▶ Description of the task
Every line from the one holding "Emit a web page that matches this image, drawn with Chart.js." through the one holding "const leftTickLabels = ['1e-06', '1e-05', '0.0001', '0.001'];" should be returned exactly, both included; the pictures should not.

--- begin Material for this task ---

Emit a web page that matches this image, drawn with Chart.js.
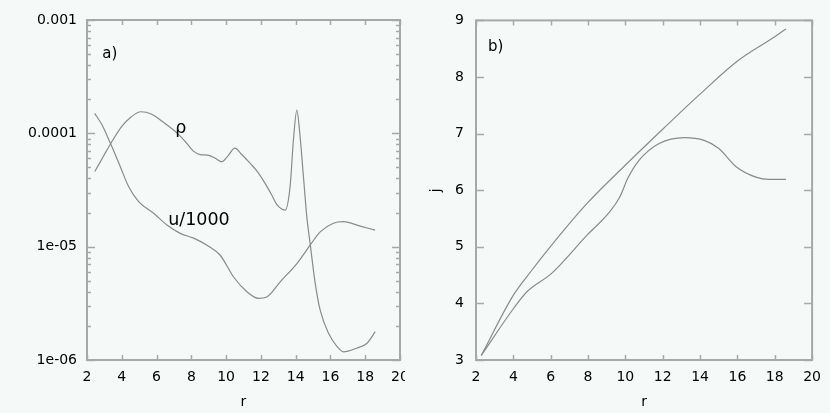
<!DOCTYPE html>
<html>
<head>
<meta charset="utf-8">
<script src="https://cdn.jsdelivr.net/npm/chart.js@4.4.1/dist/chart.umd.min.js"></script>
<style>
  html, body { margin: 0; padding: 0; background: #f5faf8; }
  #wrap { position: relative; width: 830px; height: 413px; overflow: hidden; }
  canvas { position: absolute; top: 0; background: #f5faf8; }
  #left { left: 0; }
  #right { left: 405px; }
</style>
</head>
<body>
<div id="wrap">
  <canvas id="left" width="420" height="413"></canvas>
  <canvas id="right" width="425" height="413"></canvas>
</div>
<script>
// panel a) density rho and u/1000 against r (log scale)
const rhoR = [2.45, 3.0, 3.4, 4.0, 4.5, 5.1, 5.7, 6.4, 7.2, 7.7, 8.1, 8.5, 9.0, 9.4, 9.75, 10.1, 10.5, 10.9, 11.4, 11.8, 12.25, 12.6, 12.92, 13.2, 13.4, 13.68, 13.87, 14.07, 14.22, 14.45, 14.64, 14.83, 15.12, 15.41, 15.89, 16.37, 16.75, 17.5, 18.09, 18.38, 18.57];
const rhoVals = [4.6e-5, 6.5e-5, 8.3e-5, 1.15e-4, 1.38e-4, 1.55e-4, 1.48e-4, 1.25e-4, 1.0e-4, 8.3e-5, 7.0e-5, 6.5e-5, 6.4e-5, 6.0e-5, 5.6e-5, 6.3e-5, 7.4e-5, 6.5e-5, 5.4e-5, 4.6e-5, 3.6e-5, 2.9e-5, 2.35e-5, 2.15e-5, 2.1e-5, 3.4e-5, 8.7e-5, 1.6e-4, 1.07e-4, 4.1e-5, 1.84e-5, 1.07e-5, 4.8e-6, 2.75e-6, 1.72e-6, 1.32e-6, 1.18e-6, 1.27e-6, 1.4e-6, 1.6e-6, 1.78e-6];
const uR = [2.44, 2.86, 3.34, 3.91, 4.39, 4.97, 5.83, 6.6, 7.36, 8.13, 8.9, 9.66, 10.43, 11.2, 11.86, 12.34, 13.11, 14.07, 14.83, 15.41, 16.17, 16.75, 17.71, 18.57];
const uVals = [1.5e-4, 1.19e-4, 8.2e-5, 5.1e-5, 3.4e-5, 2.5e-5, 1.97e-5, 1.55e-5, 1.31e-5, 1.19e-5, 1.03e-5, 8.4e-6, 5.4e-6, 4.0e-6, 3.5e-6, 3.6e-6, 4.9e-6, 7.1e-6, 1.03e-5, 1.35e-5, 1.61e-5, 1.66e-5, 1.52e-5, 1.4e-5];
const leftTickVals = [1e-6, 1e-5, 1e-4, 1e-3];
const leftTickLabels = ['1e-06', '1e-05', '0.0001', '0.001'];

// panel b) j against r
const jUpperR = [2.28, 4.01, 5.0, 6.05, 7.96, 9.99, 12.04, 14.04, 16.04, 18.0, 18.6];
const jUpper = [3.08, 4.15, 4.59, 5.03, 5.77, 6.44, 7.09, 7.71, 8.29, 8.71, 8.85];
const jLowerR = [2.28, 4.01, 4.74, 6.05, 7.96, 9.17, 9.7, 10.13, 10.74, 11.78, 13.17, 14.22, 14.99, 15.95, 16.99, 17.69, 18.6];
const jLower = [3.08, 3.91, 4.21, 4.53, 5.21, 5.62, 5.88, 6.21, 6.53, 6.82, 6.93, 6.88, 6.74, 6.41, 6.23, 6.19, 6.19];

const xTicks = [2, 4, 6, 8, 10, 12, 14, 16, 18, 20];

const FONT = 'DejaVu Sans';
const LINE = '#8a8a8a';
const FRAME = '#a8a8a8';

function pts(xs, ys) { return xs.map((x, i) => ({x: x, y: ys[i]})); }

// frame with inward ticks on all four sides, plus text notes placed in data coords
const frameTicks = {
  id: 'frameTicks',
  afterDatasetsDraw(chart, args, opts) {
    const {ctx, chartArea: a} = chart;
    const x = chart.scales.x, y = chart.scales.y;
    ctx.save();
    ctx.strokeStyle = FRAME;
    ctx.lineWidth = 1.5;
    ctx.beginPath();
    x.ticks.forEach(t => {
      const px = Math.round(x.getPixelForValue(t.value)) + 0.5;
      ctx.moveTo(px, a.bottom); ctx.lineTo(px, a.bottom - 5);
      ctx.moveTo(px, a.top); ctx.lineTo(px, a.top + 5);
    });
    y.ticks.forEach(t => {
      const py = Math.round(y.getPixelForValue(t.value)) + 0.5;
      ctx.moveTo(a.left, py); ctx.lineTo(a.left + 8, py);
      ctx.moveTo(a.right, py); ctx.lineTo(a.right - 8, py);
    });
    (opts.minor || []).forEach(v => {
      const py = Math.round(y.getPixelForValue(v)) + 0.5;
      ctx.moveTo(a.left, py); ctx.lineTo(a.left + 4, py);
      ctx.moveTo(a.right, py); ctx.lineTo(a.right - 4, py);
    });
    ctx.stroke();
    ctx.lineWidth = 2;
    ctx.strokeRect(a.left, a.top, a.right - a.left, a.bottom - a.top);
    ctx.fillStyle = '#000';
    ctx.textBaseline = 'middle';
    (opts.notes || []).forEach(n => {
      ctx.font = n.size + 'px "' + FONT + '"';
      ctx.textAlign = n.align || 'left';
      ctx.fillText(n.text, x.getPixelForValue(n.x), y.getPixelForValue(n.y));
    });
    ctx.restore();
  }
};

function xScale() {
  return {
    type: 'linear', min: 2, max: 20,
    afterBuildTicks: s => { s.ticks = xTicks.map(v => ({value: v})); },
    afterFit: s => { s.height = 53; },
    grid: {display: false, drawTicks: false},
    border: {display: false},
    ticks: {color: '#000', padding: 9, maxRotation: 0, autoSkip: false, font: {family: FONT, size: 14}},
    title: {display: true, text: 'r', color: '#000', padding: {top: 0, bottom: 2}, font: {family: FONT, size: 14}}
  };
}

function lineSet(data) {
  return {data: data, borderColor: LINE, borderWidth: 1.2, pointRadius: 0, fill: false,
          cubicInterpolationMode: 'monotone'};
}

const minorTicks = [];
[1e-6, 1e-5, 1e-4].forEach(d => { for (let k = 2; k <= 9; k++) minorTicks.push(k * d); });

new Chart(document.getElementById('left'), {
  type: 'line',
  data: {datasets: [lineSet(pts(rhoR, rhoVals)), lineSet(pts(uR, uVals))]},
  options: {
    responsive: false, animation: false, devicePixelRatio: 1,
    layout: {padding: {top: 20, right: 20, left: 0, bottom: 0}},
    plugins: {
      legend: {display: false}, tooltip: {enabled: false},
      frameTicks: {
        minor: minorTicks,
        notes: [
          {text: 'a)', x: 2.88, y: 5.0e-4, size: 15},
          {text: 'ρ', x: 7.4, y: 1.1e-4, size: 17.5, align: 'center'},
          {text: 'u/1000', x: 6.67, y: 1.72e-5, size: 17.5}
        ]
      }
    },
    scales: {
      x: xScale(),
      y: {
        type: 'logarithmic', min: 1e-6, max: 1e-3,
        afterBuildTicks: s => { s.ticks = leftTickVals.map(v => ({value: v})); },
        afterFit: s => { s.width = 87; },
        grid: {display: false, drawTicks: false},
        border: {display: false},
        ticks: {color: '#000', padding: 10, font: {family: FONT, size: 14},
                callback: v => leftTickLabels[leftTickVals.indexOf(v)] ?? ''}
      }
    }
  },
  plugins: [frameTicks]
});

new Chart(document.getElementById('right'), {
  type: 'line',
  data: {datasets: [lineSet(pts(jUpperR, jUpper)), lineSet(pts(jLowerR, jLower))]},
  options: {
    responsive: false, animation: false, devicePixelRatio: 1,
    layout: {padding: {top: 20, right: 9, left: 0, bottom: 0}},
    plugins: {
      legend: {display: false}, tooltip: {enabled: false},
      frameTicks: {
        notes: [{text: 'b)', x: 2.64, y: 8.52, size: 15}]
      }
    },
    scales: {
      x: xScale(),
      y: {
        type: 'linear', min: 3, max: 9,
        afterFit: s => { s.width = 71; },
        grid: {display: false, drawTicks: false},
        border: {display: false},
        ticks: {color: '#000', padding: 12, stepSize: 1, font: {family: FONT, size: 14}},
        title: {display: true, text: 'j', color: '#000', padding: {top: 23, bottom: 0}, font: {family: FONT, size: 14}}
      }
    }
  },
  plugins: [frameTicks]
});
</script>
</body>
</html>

--- end Material for this task ---
--- begin Material for this task ---

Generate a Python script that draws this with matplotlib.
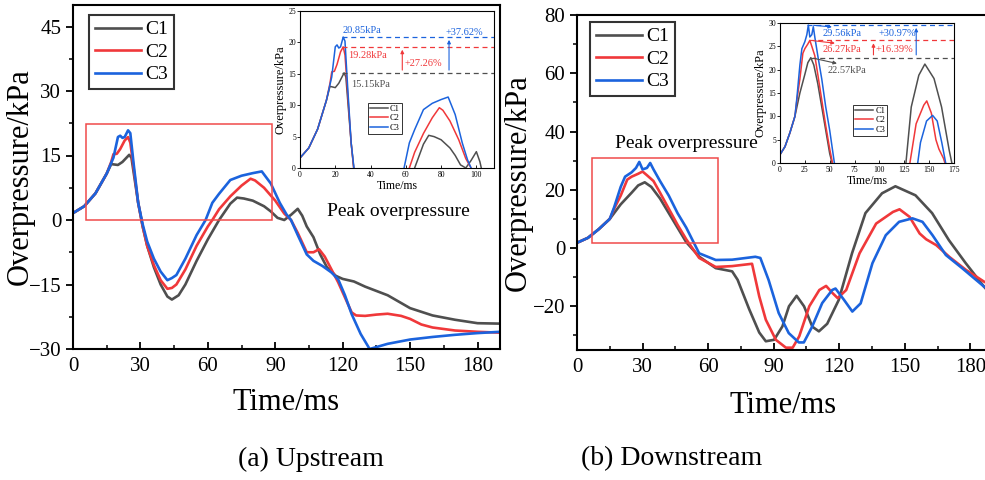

--- end Material for this task ---
--- begin Material for this task ---

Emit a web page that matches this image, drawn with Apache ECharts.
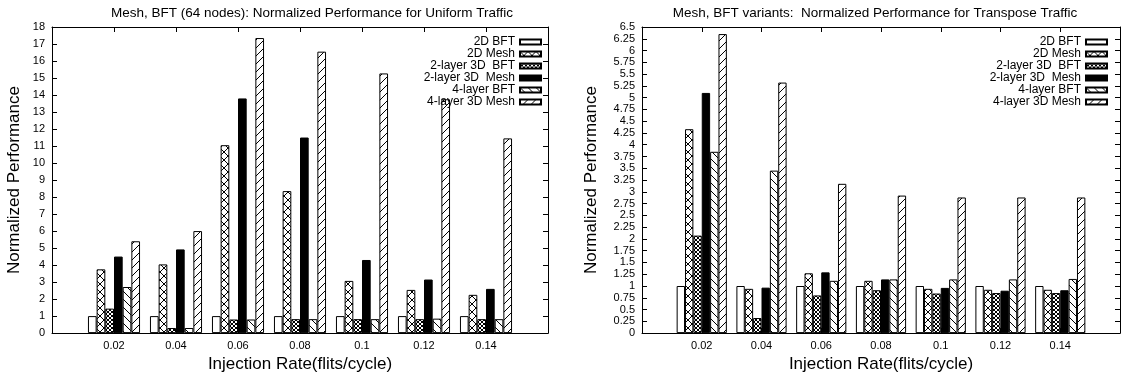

--- end Material for this task ---

▶ Full response
Emit a web page that matches this image, drawn with Chart.js.
<!DOCTYPE html>
<html>
<head>
<meta charset="utf-8">
<script src="https://cdn.jsdelivr.net/npm/chart.js@4.4.1/dist/chart.umd.min.js"></script>
<style>
  html, body { margin: 0; padding: 0; background: #f5faf8; }
  #wrap { position: relative; width: 830px; height: 413px; overflow: hidden; }
  canvas { position: absolute; top: 0; background: #f5faf8; }
  #left { left: 0; }
  #right { left: 405px; }
</style>
</head>
<body>
<div id="wrap">
  <canvas id="left" width="420" height="413"></canvas>
  <canvas id="right" width="425" height="413"></canvas>
</div>
<script>
// panel a) density rho and u/1000 against r (log scale)
const rhoR = [2.45, 3.0, 3.4, 4.0, 4.5, 5.1, 5.7, 6.4, 7.2, 7.7, 8.1, 8.5, 9.0, 9.4, 9.75, 10.1, 10.5, 10.9, 11.4, 11.8, 12.25, 12.6, 12.92, 13.2, 13.4, 13.68, 13.87, 14.07, 14.22, 14.45, 14.64, 14.83, 15.12, 15.41, 15.89, 16.37, 16.75, 17.5, 18.09, 18.38, 18.57];
const rhoVals = [4.6e-5, 6.5e-5, 8.3e-5, 1.15e-4, 1.38e-4, 1.55e-4, 1.48e-4, 1.25e-4, 1.0e-4, 8.3e-5, 7.0e-5, 6.5e-5, 6.4e-5, 6.0e-5, 5.6e-5, 6.3e-5, 7.4e-5, 6.5e-5, 5.4e-5, 4.6e-5, 3.6e-5, 2.9e-5, 2.35e-5, 2.15e-5, 2.1e-5, 3.4e-5, 8.7e-5, 1.6e-4, 1.07e-4, 4.1e-5, 1.84e-5, 1.07e-5, 4.8e-6, 2.75e-6, 1.72e-6, 1.32e-6, 1.18e-6, 1.27e-6, 1.4e-6, 1.6e-6, 1.78e-6];
const uR = [2.44, 2.86, 3.34, 3.91, 4.39, 4.97, 5.83, 6.6, 7.36, 8.13, 8.9, 9.66, 10.43, 11.2, 11.86, 12.34, 13.11, 14.07, 14.83, 15.41, 16.17, 16.75, 17.71, 18.57];
const uVals = [1.5e-4, 1.19e-4, 8.2e-5, 5.1e-5, 3.4e-5, 2.5e-5, 1.97e-5, 1.55e-5, 1.31e-5, 1.19e-5, 1.03e-5, 8.4e-6, 5.4e-6, 4.0e-6, 3.5e-6, 3.6e-6, 4.9e-6, 7.1e-6, 1.03e-5, 1.35e-5, 1.61e-5, 1.66e-5, 1.52e-5, 1.4e-5];
const leftTickVals = [1e-6, 1e-5, 1e-4, 1e-3];
const leftTickLabels = ['1e-06', '1e-05', '0.0001', '0.001'];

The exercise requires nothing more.